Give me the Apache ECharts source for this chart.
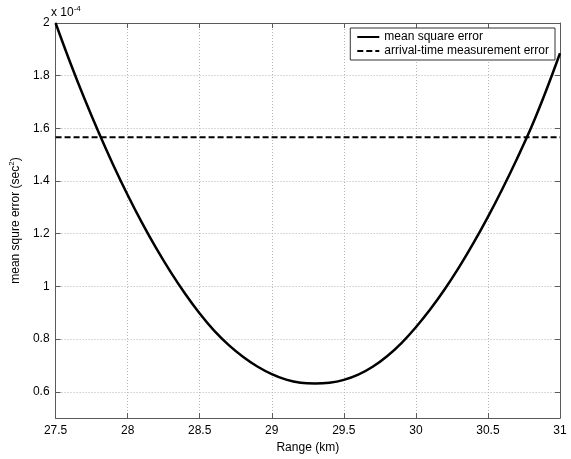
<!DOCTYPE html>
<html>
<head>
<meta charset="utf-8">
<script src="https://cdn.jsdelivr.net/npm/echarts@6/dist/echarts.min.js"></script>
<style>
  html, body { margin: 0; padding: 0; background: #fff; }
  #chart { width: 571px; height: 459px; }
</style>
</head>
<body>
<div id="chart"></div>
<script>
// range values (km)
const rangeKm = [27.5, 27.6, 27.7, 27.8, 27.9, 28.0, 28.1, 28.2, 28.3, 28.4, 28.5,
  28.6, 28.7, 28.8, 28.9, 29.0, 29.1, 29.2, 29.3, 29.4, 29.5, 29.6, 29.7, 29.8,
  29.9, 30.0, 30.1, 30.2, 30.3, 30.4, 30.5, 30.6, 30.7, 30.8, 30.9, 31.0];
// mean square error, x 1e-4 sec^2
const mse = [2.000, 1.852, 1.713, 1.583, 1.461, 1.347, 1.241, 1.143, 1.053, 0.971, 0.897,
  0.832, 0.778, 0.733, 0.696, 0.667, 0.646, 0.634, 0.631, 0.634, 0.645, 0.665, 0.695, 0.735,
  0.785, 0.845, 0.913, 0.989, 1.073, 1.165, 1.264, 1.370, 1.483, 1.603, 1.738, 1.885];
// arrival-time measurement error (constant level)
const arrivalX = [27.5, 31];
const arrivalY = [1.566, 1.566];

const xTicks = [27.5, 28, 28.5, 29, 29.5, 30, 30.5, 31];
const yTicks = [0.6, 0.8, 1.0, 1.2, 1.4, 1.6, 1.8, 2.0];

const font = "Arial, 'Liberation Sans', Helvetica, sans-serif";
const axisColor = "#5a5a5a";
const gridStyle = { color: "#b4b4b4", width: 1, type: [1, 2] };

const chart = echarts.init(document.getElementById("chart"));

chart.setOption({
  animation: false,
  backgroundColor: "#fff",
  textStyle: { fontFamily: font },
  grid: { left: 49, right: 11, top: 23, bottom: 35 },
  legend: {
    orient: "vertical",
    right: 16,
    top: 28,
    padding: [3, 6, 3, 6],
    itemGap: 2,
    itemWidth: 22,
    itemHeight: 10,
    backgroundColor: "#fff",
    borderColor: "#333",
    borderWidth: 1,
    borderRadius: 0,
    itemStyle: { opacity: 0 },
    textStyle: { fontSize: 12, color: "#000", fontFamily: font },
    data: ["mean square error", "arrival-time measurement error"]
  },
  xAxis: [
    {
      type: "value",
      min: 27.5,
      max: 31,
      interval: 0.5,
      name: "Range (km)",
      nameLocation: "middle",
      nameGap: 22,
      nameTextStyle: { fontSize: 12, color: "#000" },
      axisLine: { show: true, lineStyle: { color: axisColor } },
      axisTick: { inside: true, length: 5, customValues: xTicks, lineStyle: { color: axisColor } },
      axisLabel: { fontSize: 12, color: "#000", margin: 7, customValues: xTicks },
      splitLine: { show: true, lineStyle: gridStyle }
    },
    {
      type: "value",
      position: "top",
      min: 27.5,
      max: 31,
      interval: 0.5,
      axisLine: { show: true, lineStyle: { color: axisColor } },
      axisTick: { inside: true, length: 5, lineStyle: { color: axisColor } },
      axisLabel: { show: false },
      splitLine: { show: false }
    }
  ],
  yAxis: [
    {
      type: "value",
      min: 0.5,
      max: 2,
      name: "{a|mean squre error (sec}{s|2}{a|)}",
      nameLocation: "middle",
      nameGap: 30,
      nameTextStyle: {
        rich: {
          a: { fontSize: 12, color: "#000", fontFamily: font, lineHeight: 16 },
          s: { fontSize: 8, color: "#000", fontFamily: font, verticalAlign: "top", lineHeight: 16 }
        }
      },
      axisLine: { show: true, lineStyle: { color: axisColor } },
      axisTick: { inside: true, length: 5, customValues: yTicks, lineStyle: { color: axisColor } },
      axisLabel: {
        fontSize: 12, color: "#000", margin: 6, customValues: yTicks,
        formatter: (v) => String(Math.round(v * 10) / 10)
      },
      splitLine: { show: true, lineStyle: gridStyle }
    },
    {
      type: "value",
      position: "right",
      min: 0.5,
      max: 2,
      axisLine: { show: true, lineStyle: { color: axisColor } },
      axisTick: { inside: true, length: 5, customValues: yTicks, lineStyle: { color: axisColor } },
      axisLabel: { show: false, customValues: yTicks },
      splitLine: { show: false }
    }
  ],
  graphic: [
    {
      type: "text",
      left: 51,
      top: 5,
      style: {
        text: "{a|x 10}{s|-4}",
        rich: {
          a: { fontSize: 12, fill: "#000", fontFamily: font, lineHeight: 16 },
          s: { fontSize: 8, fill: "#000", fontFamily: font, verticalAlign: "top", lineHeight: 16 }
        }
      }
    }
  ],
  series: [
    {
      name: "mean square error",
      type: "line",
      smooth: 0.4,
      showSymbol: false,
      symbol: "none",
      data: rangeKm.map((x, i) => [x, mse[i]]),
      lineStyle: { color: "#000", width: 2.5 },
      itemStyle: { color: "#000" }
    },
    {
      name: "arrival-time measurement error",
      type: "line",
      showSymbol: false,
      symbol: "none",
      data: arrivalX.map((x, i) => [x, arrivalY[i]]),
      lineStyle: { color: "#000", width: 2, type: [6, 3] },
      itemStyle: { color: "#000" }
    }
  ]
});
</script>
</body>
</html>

───

EXERCISE:
Return only the lines running from the top of the data to the line that holds "const yTicks = [0.6, 0.8, 1.0, 1.2, 1.4, 1.6, 1.8, 2.0];". Include both of those lines, but skip the pictures.

CORRECT RESULT:
Give me the Apache ECharts source for this chart.
<!DOCTYPE html>
<html>
<head>
<meta charset="utf-8">
<script src="https://cdn.jsdelivr.net/npm/echarts@6/dist/echarts.min.js"></script>
<style>
  html, body { margin: 0; padding: 0; background: #fff; }
  #chart { width: 571px; height: 459px; }
</style>
</head>
<body>
<div id="chart"></div>
<script>
// range values (km)
const rangeKm = [27.5, 27.6, 27.7, 27.8, 27.9, 28.0, 28.1, 28.2, 28.3, 28.4, 28.5,
  28.6, 28.7, 28.8, 28.9, 29.0, 29.1, 29.2, 29.3, 29.4, 29.5, 29.6, 29.7, 29.8,
  29.9, 30.0, 30.1, 30.2, 30.3, 30.4, 30.5, 30.6, 30.7, 30.8, 30.9, 31.0];
// mean square error, x 1e-4 sec^2
const mse = [2.000, 1.852, 1.713, 1.583, 1.461, 1.347, 1.241, 1.143, 1.053, 0.971, 0.897,
  0.832, 0.778, 0.733, 0.696, 0.667, 0.646, 0.634, 0.631, 0.634, 0.645, 0.665, 0.695, 0.735,
  0.785, 0.845, 0.913, 0.989, 1.073, 1.165, 1.264, 1.370, 1.483, 1.603, 1.738, 1.885];
// arrival-time measurement error (constant level)
const arrivalX = [27.5, 31];
const arrivalY = [1.566, 1.566];

const xTicks = [27.5, 28, 28.5, 29, 29.5, 30, 30.5, 31];
const yTicks = [0.6, 0.8, 1.0, 1.2, 1.4, 1.6, 1.8, 2.0];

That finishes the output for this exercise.